- **REQUIRED WORK**:
From the very first line of the data to the line containing "const pressTicks = [1500, 1600, 1700, 1800]", retype everything exactly, leaving the pictures behind.

- **SOURCE EXCERPT**:
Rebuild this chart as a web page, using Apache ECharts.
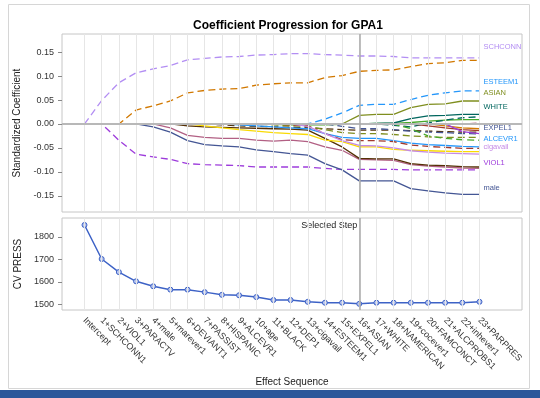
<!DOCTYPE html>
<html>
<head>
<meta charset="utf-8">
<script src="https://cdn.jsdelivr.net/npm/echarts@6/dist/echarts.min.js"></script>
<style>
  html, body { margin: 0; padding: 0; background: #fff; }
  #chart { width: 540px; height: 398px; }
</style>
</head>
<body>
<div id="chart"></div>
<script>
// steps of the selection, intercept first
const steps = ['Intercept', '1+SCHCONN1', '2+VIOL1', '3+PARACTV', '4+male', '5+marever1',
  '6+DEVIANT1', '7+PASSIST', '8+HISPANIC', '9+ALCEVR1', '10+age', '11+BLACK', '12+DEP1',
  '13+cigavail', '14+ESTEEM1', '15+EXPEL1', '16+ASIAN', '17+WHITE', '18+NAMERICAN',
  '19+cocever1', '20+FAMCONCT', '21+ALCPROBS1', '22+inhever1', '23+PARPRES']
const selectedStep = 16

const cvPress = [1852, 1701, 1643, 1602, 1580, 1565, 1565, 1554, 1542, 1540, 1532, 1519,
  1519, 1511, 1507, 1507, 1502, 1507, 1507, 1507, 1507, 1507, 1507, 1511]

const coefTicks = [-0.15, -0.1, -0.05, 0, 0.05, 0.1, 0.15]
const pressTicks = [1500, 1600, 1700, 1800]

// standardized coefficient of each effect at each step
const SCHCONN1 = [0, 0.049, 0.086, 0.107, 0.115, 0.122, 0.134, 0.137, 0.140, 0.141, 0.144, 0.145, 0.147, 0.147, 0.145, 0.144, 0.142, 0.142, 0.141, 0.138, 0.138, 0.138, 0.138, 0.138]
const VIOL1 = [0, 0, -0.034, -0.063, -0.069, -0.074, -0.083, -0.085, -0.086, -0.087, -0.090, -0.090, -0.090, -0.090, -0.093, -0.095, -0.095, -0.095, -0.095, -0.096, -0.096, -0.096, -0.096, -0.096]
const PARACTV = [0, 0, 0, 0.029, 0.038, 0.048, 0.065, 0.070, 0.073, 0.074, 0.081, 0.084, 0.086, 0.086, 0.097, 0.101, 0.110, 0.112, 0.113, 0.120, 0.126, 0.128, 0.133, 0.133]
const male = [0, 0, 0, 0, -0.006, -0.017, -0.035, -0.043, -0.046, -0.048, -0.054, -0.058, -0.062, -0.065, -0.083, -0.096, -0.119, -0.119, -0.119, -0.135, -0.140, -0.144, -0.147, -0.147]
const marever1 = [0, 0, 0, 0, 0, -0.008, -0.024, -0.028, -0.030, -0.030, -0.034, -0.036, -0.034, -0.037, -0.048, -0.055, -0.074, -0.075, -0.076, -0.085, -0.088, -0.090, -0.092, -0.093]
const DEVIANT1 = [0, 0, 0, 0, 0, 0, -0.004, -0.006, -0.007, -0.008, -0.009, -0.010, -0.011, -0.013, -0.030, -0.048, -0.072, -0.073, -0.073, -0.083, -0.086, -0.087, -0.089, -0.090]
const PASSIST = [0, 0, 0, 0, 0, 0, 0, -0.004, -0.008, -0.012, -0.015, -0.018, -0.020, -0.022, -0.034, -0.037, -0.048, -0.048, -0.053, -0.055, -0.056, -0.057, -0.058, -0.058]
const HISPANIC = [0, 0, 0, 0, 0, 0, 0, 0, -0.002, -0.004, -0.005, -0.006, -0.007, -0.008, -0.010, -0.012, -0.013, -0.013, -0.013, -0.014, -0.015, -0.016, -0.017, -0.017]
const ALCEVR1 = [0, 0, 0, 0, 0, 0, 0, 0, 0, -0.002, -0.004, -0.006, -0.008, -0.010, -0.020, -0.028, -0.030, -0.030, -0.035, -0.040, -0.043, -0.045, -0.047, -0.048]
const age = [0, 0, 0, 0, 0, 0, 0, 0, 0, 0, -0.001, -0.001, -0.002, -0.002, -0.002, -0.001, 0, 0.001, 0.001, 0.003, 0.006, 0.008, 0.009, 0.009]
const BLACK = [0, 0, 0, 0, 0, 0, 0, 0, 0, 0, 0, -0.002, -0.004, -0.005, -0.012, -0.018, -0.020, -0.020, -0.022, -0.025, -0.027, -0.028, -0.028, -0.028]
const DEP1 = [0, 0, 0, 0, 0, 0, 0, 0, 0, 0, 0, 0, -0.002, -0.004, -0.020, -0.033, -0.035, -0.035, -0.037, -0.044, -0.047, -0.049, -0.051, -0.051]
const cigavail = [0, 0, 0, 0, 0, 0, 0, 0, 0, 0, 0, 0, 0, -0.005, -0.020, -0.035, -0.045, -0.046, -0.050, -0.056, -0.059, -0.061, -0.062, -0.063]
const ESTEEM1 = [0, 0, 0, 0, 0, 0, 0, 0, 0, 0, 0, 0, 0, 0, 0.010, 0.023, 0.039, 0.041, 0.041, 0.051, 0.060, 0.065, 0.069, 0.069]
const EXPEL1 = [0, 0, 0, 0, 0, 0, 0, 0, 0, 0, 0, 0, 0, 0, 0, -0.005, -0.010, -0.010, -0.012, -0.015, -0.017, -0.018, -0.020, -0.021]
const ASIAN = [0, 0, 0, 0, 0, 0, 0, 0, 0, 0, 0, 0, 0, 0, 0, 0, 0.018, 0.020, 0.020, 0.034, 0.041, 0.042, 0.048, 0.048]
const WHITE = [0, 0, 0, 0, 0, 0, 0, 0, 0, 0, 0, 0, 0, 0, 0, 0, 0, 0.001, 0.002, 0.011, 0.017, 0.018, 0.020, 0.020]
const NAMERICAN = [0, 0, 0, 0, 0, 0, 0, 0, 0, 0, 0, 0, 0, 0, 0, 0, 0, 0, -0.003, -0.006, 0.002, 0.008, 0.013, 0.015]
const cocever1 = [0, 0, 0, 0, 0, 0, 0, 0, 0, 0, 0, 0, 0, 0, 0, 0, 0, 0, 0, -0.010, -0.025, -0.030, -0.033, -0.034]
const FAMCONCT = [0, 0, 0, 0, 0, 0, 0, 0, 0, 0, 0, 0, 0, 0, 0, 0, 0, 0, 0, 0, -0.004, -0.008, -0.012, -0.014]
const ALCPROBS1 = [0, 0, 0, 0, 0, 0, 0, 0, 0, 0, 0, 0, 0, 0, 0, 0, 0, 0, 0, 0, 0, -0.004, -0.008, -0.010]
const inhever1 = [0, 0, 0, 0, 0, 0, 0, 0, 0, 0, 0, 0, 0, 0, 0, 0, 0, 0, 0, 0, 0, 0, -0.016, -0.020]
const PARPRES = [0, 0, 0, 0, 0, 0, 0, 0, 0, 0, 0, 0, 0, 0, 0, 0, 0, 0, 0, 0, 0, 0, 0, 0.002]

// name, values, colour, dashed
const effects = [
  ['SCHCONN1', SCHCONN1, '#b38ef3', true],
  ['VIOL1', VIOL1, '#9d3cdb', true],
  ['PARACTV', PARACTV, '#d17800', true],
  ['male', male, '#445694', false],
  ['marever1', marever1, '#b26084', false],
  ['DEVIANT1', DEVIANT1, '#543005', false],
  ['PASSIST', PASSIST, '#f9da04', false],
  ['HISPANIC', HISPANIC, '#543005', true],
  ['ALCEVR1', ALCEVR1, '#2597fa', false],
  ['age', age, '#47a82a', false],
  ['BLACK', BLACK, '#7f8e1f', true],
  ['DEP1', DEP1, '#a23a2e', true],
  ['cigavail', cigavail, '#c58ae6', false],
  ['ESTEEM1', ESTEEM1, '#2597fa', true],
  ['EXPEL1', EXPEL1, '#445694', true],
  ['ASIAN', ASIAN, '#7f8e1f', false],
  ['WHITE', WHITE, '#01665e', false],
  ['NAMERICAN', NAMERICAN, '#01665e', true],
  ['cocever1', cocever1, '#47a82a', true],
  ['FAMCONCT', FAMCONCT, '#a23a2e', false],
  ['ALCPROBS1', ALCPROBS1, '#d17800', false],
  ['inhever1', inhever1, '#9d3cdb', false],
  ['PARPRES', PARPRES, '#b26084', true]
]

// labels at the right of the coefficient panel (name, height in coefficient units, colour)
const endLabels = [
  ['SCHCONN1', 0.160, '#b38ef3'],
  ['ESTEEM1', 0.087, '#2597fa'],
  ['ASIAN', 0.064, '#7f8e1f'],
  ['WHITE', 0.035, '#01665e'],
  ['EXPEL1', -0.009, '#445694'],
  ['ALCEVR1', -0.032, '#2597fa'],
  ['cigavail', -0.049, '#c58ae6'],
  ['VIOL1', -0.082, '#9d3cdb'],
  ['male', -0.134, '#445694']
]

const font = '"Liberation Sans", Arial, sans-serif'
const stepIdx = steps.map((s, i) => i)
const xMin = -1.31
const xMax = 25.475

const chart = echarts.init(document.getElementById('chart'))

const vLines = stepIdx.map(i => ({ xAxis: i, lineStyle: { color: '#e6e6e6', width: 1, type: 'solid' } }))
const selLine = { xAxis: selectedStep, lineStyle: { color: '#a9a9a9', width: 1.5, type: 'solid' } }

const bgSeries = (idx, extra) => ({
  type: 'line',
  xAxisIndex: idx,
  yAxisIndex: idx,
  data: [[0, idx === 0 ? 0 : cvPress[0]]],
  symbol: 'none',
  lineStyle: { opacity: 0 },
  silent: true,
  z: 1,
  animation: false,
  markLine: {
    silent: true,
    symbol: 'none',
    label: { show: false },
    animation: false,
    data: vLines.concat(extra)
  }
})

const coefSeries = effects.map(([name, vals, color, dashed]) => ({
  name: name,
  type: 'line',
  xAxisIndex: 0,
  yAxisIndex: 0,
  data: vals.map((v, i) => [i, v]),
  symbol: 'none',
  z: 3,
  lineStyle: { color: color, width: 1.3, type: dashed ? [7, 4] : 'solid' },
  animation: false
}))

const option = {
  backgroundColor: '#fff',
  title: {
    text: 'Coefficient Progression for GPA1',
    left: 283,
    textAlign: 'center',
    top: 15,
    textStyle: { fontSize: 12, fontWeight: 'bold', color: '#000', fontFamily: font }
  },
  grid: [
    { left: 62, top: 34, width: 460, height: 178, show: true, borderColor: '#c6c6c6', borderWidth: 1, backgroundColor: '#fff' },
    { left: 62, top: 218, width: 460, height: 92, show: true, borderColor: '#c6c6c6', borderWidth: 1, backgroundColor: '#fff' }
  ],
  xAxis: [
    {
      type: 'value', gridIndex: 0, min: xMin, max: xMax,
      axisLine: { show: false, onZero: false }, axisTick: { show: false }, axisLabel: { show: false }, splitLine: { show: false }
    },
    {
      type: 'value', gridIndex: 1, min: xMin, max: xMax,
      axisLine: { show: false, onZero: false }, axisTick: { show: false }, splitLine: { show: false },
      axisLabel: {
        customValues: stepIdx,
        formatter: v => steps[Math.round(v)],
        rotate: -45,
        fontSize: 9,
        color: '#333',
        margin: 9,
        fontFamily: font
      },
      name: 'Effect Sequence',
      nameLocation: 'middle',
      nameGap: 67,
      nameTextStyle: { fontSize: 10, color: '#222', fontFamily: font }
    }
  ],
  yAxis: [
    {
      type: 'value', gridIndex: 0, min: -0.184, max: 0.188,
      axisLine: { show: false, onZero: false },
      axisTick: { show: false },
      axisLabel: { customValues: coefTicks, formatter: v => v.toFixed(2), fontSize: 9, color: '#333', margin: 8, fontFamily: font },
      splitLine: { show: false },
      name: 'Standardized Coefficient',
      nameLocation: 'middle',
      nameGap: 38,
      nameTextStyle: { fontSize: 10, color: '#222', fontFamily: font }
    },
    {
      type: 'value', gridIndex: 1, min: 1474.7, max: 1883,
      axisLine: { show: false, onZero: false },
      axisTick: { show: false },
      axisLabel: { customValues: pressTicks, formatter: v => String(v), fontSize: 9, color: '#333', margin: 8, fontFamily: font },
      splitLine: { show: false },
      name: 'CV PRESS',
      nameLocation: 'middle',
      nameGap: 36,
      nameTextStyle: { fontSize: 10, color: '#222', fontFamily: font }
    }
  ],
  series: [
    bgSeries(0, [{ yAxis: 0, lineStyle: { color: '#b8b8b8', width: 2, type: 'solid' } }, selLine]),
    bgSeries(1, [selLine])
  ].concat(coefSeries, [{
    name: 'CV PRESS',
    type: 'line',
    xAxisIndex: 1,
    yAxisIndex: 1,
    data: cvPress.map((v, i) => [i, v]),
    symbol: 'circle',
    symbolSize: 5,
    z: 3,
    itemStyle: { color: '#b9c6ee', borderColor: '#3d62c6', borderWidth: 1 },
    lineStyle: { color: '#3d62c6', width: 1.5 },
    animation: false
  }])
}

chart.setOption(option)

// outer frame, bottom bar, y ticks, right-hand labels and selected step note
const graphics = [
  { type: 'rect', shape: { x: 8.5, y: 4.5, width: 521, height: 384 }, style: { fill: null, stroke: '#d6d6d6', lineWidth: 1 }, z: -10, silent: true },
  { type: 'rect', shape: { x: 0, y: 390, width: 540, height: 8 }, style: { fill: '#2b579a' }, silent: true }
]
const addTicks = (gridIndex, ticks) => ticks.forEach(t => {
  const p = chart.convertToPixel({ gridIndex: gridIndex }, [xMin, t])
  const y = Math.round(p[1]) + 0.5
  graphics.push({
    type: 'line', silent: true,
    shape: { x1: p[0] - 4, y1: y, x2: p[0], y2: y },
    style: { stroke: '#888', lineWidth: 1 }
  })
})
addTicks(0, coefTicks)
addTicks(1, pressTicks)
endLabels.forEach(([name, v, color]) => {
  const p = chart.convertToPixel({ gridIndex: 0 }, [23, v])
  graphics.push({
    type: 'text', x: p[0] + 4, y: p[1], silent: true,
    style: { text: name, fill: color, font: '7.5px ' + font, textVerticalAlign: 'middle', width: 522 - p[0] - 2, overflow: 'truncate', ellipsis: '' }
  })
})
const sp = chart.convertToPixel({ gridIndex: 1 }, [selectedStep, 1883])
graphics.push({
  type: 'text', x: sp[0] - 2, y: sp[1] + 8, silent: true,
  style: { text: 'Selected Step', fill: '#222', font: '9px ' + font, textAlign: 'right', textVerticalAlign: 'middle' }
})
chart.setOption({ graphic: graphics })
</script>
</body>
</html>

- **FINAL RESULT**:
Rebuild this chart as a web page, using Apache ECharts.
<!DOCTYPE html>
<html>
<head>
<meta charset="utf-8">
<script src="https://cdn.jsdelivr.net/npm/echarts@6/dist/echarts.min.js"></script>
<style>
  html, body { margin: 0; padding: 0; background: #fff; }
  #chart { width: 540px; height: 398px; }
</style>
</head>
<body>
<div id="chart"></div>
<script>
// steps of the selection, intercept first
const steps = ['Intercept', '1+SCHCONN1', '2+VIOL1', '3+PARACTV', '4+male', '5+marever1',
  '6+DEVIANT1', '7+PASSIST', '8+HISPANIC', '9+ALCEVR1', '10+age', '11+BLACK', '12+DEP1',
  '13+cigavail', '14+ESTEEM1', '15+EXPEL1', '16+ASIAN', '17+WHITE', '18+NAMERICAN',
  '19+cocever1', '20+FAMCONCT', '21+ALCPROBS1', '22+inhever1', '23+PARPRES']
const selectedStep = 16

const cvPress = [1852, 1701, 1643, 1602, 1580, 1565, 1565, 1554, 1542, 1540, 1532, 1519,
  1519, 1511, 1507, 1507, 1502, 1507, 1507, 1507, 1507, 1507, 1507, 1511]

const coefTicks = [-0.15, -0.1, -0.05, 0, 0.05, 0.1, 0.15]
const pressTicks = [1500, 1600, 1700, 1800]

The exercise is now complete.